With hindsight, it is easy to condemn the high-handed rejection of Trott's various attempts to persuade British officialdom of the integrity of his cause. Many of his friends failed to understand why he felt impelled to return to Nazi Germany. Although he had been accepted at Oxford as an honorary Englishman, Trott never doubted where his allegiance lay. He saw it as a civic duty to serve one's country and bring about change, even at the cost of one's own life. Trott told his friend Sheila Grant Duff that he thought it "humiliating to be an emigrant". She proved to be less understanding than another fellow student who was present in the junior common room at Balliol in January 1933 when Trott learnt that Hitler had been appointed Chancellor. Charles Collins recalled how Trott "knew at once that a terrible disaster had befallen his country...A number of things he was sure of immediately: that overt resistance to the regime would be useless for a long time to come, that nevertheless he must oppose it by all means in his power; that a common ground must be found for as many opponents of the regime as possible, and that he himself would try to find that ground in a struggle for the ‘liberal rights'; that although it would certainly be at the cost of handicap for his own career, he would not join the Nazi Party unless it should ever become his clear duty to do so in furtherance of his anti-Nazi activity." The playwright William Douglas-Home, who was present at a dinner given in June 1939 by Lord and Lady Astor, where Trott was seated opposite the Foreign Minister Lord Halifax, was equally struck by the young German's sincerity. Home describes him as being "as passionate an anti-Nazi as he was a patriot".
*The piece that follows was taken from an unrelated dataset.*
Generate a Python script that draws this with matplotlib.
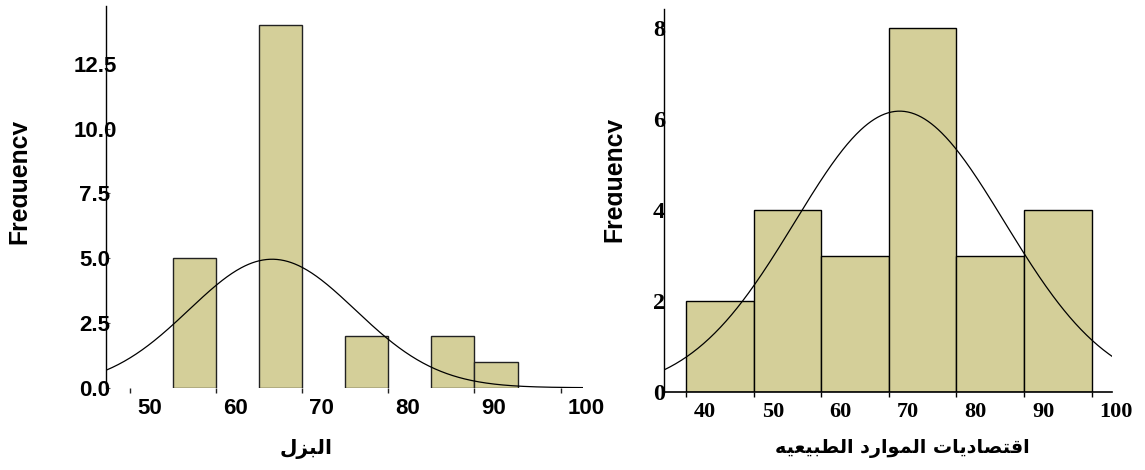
import numpy as np
import matplotlib
matplotlib.use("Agg")
import matplotlib.pyplot as plt
from matplotlib.transforms import ScaledTranslation, Bbox, TransformedBbox

# ---------------- data ----------------
left_bin_left = [55, 65, 75, 85, 90]
left_counts = [5, 14, 2, 2, 1]
left_bin_width = 5
left_mean, left_sd = 66.5, 9.65
left_xticks = [50, 60, 70, 80, 90, 100]
left_yticks = [0.0, 2.5, 5.0, 7.5, 10.0, 12.5]
left_xlabel = "البزل"

right_bin_left = [40, 50, 60, 70, 80, 90]
right_counts = [2, 4, 3, 8, 3, 4]
right_bin_width = 10
right_mean, right_sd = 71.6, 15.49
right_xticks = [40, 50, 60, 70, 80, 90, 100]
right_yticks = [0, 2, 4, 6, 8]
right_xlabel = "اقتصاديات الموارد الطبيعيه"

ylabel_text = "Frequency"

BAR_COLOR = "#D4CF99"

# ---------------- minimal Arabic shaping (presentation forms, RTL) ----------------
FORMS = {  # isolated, final, initial, medial
    "\u0627": ("\uFE8D", "\uFE8E", None, None),
    "\u0628": ("\uFE8F", "\uFE90", "\uFE91", "\uFE92"),
    "\u062A": ("\uFE95", "\uFE96", "\uFE97", "\uFE98"),
    "\u062F": ("\uFEA9", "\uFEAA", None, None),
    "\u0631": ("\uFEAD", "\uFEAE", None, None),
    "\u0632": ("\uFEAF", "\uFEB0", None, None),
    "\u0635": ("\uFEB9", "\uFEBA", "\uFEBB", "\uFEBC"),
    "\u0637": ("\uFEC1", "\uFEC2", "\uFEC3", "\uFEC4"),
    "\u0639": ("\uFEC9", "\uFECA", "\uFECB", "\uFECC"),
    "\u0642": ("\uFED5", "\uFED6", "\uFED7", "\uFED8"),
    "\u0644": ("\uFEDD", "\uFEDE", "\uFEDF", "\uFEE0"),
    "\u0645": ("\uFEE1", "\uFEE2", "\uFEE3", "\uFEE4"),
    "\u0647": ("\uFEE9", "\uFEEA", "\uFEEB", "\uFEEC"),
    "\u0648": ("\uFEED", "\uFEEE", None, None),
    "\u064A": ("\uFEF1", "\uFEF2", "\uFEF3", "\uFEF4"),
}


def shape_arabic(text):
    out = []
    for i, ch in enumerate(text):
        if ch not in FORMS:
            out.append(ch)
            continue
        prev = text[i - 1] if i > 0 else ""
        nxt = text[i + 1] if i + 1 < len(text) else ""
        jp = prev in FORMS and FORMS[prev][2] is not None
        jn = FORMS[ch][2] is not None and nxt in FORMS
        iso, fin, ini, med = FORMS[ch]
        if jp and jn:
            out.append(med)
        elif jp:
            out.append(fin)
        elif jn:
            out.append(ini)
        else:
            out.append(iso)
    return "".join(reversed(out))


def normal_curve(x, n, w, mu, sd):
    return n * w / (sd * np.sqrt(2 * np.pi)) * np.exp(-0.5 * ((x - mu) / sd) ** 2)


W, H = 1145, 470
fig = plt.figure(figsize=(W / 100, H / 100), dpi=100)
fig.patch.set_facecolor("white")


def px_rect(x0, y_top, x1, y_bot):
    return [x0 / W, (H - y_bot) / H, (x1 - x0) / W, (y_bot - y_top) / H]


def offset_xticklabels(ax, dx_px):
    off = ScaledTranslation(dx_px / 100, 0, fig.dpi_scale_trans)
    for lab in ax.get_xticklabels():
        lab.set_horizontalalignment("left")
        lab.set_transform(lab.get_transform() + off)


# ---------------- left panel ----------------
axL = fig.add_axes(px_rect(106.3, 6, 583, 387.7))
axL.bar(left_bin_left, left_counts, width=left_bin_width, align="edge",
        color=BAR_COLOR, edgecolor="#222222", linewidth=1.0, zorder=2)
xl = np.linspace(47.25, 102.6, 400)
axL.plot(xl, normal_curve(xl, sum(left_counts), left_bin_width, left_mean, left_sd),
         color="black", lw=0.9, zorder=3)
axL.set_xlim(47.25, 102.6)
axL.set_ylim(0, 14.74)
for s in ["top", "right", "bottom"]:
    axL.spines[s].set_visible(False)
axL.spines["left"].set_linewidth(1.0)
axL.spines["left"].set_zorder(4)
axL.set_xticks(left_xticks)
axL.set_xticklabels([str(v) for v in left_xticks])
axL.set_yticks(left_yticks)
axL.set_yticklabels([f"{v:.1f}" for v in left_yticks])
axL.tick_params(axis="x", direction="out", length=3.6, width=1, color="#222222",
                pad=4.0, labelsize=16)
axL.tick_params(axis="y", direction="in", length=3, width=0.8, color="#555555",
                pad=8.1, labelsize=16)
for lab in axL.get_xticklabels() + axL.get_yticklabels():
    lab.set_fontfamily(["Liberation Sans", "DejaVu Sans"])
    lab.set_fontweight("bold")
    lab.set_zorder(5)
for lab in axL.get_yticklabels():
    lab.set_horizontalalignment("center")
offset_xticklabels(axL, 7)
axL.patch.set_alpha(0)

# ---------------- right panel ----------------
axR = fig.add_axes(px_rect(664.3, 9.3, 1112.3, 392.3))
axR.bar(right_bin_left, right_counts, width=right_bin_width, align="edge",
        color=BAR_COLOR, edgecolor="black", linewidth=1.0, zorder=2)
xr = np.linspace(36.79, 103.05, 400)
axR.plot(xr, normal_curve(xr, sum(right_counts), right_bin_width, right_mean, right_sd),
         color="black", lw=0.9, zorder=3)
axR.set_xlim(36.79, 103.05)
axR.set_ylim(0, 8.42)
for s in ["top", "right"]:
    axR.spines[s].set_visible(False)
axR.spines["left"].set_linewidth(1.0)
axR.spines["bottom"].set_linewidth(1.2)
axR.set_xticks(right_xticks)
axR.set_xticklabels([str(v) for v in right_xticks])
axR.set_yticks(right_yticks)
axR.set_yticklabels([str(v) for v in right_yticks])
axR.tick_params(axis="x", direction="out", length=3.6, width=1, color="black",
                pad=3.2, labelsize=16)
axR.tick_params(axis="y", length=0, pad=-0.5, labelsize=17.5)
for lab in axR.get_xticklabels() + axR.get_yticklabels():
    lab.set_fontfamily(["Liberation Serif", "DejaVu Serif"])
    lab.set_fontweight("bold")
offset_xticklabels(axR, 8)

# ---------------- y labels (descenders clipped as in the reference) ----------------
for xb, yc in [(26.3, 181), (621.0, 179)]:
    t = fig.text(xb / W, (H - yc) / H, ylabel_text, rotation=90,
                 rotation_mode="anchor", ha="center", va="baseline",
                 fontsize=17.8, fontweight="bold",
                 family=["Liberation Sans", "DejaVu Sans"])
    clip = TransformedBbox(Bbox([[(xb - 40) / W, 0], [(xb + 0.5) / W, 1]]),
                           fig.transFigure)
    t.set_clip_box(clip)
    t.set_clip_on(True)

# ---------------- x labels (Arabic) ----------------
fig.text(306 / W, (H - 449) / H, shape_arabic(left_xlabel), ha="center", va="center",
         fontsize=14.5, fontweight="bold", family=["DejaVu Sans"])
fig.text(902 / W, (H - 449) / H, shape_arabic(right_xlabel), ha="center", va="center",
         fontsize=13.8, fontweight="bold", family=["DejaVu Sans"])

fig.savefig("out.png", dpi=100, facecolor="white")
And yet many of his closest friends doubted his motives-as did the powers that be. Their distaste for Trott's Hegelian affinities, their disappoval of his links with the appeasing Cliveden set, their suspicion of his left-wing sympathies and his ambiguous role as a German foreign office official, and above all their lack of understanding of the constraints of life under dictatorship all combined to cloud their judgment. Even allowing for the uncertainties of the time, it is breathtaking to read Anthony Eden's response to a memorandum of the German resistance outlining the urgent need to remove Hitler and asking for British solidarity. Eden declared that until "these people" broke cover and gave "some visible sign of their intention to assist in the overthrow of the Nazi regime, they can be of little use to us or to Germany". He dismissed Trott as "not untypical of a number of young Germans in the German ministry of foreign affairs who, profoundly anti-Nazi in upbringing and outlook, have never quite been able to bring themselves to pay the price for their convictions and resign from the service of the Nazi regime". As if conditions in Hitler's totalititarian state were comparable to those in England, Eden, then Foreign Secretary, took his honourable stand against Chamberlain's policy of appeasement and resigned.
Eden's rebuff was based on a devastating assessment written anonymously for the Foreign Office by Richard Crossman, who had known Trott at Oxford and even spent a few days in 1935 with him on a tour of Germany, although he claimed that their relationship was coloured by mutual distrust. Crossman opined that Trott's unhappy and uncertain state of mind confirmed his own feelings "that in any serious political conflict Adam's high-minded idealism would somehow twist to avoid the really unpleasant decision to work for a revolution in Germany".